## [EXERCISE TASK]
Look through the data below and return each line where "chart" appears.

## [INPUT]
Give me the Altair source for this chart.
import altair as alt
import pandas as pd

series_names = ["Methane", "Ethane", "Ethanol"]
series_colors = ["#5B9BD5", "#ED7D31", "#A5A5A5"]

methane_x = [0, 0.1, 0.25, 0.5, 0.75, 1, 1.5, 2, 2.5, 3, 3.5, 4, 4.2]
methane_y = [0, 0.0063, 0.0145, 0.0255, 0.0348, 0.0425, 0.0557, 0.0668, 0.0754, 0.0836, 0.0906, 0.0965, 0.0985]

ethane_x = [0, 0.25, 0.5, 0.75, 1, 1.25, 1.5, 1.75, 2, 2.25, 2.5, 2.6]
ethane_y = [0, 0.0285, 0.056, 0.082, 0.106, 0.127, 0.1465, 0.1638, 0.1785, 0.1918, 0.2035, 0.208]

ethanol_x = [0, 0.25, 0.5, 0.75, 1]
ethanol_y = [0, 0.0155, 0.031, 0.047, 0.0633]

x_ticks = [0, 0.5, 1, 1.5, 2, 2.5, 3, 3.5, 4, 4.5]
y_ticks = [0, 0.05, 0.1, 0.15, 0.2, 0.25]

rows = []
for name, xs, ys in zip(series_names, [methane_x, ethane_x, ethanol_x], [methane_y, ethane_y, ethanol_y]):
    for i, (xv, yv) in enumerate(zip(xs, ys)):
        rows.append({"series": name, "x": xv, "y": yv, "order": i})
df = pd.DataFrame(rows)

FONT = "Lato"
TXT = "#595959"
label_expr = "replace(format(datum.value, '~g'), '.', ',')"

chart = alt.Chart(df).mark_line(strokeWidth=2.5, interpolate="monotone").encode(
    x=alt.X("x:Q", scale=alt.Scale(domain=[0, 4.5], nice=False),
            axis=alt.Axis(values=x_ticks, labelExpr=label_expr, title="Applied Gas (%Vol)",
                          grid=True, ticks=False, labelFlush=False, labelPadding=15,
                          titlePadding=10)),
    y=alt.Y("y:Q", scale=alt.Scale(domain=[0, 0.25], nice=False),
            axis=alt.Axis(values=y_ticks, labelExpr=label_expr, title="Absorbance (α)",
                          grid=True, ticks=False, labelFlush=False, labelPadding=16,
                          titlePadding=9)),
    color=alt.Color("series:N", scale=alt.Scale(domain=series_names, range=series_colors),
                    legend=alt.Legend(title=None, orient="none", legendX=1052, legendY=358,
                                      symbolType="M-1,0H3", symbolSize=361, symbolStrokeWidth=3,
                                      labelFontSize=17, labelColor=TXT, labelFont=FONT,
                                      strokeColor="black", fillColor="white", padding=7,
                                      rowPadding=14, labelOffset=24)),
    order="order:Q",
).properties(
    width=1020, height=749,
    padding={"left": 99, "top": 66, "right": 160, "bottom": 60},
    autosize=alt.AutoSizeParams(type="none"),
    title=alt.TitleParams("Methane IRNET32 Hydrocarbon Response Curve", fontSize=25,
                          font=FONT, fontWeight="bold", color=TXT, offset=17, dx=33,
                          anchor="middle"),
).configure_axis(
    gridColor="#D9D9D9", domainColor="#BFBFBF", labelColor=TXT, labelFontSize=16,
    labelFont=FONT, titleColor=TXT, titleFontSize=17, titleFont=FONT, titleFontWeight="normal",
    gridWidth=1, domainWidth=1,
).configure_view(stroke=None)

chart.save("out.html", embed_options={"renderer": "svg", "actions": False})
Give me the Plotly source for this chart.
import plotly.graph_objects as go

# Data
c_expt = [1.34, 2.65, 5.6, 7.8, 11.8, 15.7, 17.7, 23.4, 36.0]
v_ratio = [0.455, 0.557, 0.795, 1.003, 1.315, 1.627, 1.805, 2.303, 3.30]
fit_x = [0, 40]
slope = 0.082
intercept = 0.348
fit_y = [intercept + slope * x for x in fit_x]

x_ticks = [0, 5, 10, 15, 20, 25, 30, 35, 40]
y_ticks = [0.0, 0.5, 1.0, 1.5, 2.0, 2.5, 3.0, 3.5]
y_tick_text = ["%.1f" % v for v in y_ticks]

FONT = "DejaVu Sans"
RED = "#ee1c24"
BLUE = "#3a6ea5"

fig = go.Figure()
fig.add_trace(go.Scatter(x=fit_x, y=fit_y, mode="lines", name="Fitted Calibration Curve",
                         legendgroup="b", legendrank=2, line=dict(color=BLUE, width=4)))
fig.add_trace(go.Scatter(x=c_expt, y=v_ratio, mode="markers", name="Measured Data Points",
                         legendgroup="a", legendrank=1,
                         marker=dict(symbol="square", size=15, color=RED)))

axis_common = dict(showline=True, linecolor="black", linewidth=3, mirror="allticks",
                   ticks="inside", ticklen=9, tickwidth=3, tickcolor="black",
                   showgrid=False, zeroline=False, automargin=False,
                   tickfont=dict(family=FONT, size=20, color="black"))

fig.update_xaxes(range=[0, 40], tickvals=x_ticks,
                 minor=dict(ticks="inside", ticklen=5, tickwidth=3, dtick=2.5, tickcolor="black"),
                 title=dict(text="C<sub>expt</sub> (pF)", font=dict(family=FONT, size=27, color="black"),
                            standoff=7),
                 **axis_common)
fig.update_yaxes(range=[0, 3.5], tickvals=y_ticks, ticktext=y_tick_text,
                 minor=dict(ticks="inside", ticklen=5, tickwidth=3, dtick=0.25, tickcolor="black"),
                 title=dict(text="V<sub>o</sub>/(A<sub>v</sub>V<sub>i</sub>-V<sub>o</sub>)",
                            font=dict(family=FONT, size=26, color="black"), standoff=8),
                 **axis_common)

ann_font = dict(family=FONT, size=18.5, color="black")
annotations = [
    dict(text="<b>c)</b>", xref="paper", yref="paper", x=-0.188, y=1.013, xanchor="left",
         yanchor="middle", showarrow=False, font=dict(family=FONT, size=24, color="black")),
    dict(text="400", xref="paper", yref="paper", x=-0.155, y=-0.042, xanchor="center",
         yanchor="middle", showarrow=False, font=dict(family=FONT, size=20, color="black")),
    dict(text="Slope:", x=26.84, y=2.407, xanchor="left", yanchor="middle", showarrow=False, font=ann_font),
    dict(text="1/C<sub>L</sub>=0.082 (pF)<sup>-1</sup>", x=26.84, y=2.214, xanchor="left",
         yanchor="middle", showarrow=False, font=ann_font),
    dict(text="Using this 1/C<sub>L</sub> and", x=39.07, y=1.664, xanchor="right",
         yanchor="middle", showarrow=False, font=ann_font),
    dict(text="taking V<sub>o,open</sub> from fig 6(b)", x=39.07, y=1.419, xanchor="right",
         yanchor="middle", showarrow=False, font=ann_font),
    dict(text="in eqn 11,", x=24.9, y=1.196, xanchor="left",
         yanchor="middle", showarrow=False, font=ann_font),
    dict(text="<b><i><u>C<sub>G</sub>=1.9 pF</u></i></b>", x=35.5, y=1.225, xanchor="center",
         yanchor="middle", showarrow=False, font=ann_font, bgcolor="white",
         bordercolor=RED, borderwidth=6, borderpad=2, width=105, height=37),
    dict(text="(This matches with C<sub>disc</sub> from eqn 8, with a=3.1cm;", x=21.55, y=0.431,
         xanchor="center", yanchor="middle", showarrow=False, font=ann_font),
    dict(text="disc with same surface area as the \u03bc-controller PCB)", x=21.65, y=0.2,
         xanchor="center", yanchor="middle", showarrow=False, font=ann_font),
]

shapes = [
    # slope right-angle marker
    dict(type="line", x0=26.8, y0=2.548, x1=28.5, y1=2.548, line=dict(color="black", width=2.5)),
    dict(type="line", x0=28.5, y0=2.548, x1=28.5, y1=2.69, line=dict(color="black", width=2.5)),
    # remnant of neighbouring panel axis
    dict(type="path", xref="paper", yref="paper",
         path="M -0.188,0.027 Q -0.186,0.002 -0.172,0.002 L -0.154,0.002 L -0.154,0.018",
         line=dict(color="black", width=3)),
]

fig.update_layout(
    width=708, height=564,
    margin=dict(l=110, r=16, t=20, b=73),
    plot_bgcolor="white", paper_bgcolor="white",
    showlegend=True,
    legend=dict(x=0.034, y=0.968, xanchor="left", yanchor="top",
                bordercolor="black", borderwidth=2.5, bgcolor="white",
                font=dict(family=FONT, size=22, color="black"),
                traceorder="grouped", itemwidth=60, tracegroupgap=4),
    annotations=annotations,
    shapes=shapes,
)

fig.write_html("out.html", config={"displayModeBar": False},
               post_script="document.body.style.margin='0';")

## [FINISHED TASK]
Give me the Altair source for this chart.
chart = alt.Chart(df).mark_line(strokeWidth=2.5, interpolate="monotone").encode(
chart.save("out.html", embed_options={"renderer": "svg", "actions": False})
Give me the Plotly source for this chart.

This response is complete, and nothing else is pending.